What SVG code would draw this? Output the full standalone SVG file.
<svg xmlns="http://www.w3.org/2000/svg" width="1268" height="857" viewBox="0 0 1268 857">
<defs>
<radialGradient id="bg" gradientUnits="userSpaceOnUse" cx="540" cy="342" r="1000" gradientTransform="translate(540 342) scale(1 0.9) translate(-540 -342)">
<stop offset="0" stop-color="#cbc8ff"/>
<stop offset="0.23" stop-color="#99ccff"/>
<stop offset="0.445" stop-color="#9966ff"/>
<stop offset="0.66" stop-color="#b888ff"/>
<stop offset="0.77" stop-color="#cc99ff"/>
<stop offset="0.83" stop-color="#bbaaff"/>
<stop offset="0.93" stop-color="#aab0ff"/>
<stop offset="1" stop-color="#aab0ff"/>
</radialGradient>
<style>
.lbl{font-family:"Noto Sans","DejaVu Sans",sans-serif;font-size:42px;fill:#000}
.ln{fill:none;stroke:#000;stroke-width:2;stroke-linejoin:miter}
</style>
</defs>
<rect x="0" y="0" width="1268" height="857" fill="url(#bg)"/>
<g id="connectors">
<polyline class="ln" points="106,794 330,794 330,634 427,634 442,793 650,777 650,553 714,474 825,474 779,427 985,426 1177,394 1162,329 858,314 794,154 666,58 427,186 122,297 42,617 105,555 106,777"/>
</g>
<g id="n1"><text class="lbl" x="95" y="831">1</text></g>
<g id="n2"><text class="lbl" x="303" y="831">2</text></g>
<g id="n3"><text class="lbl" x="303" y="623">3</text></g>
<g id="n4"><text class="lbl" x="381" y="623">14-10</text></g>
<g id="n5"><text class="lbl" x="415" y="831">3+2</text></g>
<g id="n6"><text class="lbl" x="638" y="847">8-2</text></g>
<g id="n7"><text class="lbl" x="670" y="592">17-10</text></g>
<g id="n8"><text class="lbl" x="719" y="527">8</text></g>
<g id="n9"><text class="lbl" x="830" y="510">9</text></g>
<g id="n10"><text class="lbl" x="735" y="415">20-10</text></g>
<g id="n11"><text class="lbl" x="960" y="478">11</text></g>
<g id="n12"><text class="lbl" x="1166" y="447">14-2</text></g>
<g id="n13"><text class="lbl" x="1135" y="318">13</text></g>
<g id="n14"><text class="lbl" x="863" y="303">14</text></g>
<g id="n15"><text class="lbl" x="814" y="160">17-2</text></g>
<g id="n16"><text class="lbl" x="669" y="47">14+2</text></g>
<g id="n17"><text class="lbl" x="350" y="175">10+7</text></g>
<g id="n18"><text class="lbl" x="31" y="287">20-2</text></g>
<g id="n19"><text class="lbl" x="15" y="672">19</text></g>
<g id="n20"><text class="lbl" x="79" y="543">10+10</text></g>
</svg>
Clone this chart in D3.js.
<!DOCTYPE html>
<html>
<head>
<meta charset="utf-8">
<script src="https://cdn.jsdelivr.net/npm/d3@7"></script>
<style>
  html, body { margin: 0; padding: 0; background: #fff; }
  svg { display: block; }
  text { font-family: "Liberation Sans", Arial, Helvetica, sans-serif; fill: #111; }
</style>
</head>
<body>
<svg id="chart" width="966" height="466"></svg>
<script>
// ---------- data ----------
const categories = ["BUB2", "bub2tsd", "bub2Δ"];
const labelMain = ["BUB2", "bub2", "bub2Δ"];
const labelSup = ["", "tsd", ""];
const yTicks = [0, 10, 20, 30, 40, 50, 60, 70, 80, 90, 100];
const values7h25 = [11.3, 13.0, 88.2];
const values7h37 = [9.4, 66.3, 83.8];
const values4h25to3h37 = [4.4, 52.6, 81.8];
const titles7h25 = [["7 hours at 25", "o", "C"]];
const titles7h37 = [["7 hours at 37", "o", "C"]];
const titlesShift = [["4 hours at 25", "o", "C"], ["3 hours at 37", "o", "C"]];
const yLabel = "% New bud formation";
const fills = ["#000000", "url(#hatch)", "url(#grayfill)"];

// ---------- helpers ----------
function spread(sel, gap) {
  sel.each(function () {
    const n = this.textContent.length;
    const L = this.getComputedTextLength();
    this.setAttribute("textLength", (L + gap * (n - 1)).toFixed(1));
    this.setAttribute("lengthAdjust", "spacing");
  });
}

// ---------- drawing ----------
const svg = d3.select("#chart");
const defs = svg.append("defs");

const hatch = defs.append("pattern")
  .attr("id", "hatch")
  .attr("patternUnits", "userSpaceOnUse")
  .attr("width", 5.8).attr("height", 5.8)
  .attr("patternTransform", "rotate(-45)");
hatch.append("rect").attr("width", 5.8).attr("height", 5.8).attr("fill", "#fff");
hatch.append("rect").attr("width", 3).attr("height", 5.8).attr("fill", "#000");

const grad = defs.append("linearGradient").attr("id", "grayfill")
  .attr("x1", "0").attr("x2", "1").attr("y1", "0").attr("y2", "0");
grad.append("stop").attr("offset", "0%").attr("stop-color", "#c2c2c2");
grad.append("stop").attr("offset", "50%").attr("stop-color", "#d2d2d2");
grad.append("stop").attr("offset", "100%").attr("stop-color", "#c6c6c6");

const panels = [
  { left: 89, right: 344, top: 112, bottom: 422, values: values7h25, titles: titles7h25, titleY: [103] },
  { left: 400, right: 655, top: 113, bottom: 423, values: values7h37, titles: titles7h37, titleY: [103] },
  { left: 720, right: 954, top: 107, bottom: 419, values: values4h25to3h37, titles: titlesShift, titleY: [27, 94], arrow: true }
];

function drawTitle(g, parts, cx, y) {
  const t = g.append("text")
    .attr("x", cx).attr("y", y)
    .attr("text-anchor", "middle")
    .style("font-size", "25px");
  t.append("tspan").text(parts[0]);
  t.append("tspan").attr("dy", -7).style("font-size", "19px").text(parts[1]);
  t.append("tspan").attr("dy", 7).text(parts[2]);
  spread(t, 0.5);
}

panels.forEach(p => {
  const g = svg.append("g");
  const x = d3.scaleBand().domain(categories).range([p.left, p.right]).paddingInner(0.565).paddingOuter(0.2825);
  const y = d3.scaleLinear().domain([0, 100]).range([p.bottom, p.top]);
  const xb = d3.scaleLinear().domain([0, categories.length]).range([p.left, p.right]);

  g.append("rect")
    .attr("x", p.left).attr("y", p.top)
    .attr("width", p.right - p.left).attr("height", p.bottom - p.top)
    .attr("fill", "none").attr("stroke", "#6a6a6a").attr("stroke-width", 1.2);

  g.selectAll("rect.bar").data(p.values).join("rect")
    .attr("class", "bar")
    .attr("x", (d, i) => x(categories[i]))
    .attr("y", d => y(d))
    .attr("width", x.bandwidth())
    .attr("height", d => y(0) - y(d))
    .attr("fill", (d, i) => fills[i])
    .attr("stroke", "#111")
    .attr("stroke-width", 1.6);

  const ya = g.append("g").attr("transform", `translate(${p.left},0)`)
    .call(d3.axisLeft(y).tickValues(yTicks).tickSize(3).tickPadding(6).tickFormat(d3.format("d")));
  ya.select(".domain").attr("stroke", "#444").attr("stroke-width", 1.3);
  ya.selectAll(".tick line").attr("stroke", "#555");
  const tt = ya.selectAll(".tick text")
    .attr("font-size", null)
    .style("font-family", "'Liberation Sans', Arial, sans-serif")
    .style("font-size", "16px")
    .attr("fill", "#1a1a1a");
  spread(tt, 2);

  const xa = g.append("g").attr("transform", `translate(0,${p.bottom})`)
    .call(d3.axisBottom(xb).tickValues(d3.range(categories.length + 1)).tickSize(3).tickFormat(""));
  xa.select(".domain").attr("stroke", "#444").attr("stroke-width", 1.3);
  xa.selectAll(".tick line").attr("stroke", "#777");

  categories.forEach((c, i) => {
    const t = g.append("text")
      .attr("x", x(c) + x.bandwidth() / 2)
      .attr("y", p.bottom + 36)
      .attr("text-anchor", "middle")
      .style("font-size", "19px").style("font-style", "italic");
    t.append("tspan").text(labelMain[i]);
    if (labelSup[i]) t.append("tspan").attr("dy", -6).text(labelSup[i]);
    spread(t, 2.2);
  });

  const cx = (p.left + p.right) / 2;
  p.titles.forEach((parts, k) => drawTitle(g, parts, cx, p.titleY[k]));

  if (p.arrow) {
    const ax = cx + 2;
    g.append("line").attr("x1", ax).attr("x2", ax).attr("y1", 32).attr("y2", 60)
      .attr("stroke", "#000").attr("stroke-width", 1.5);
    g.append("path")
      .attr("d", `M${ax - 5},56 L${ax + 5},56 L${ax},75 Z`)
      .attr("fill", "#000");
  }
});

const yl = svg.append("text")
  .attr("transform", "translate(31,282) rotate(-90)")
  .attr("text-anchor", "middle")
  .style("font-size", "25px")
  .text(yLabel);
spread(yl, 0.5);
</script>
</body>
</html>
== == ==
* [STATED TASK]: Where a line holds "this", copy it out.

* [OUTPUT OF THE EXERCISE]:
What SVG code would draw this? Output the full standalone SVG file.
Clone this chart in D3.js.
    const n = this.textContent.length;
    const L = this.getComputedTextLength();
    this.setAttribute("textLength", (L + gap * (n - 1)).toFixed(1));
    this.setAttribute("lengthAdjust", "spacing");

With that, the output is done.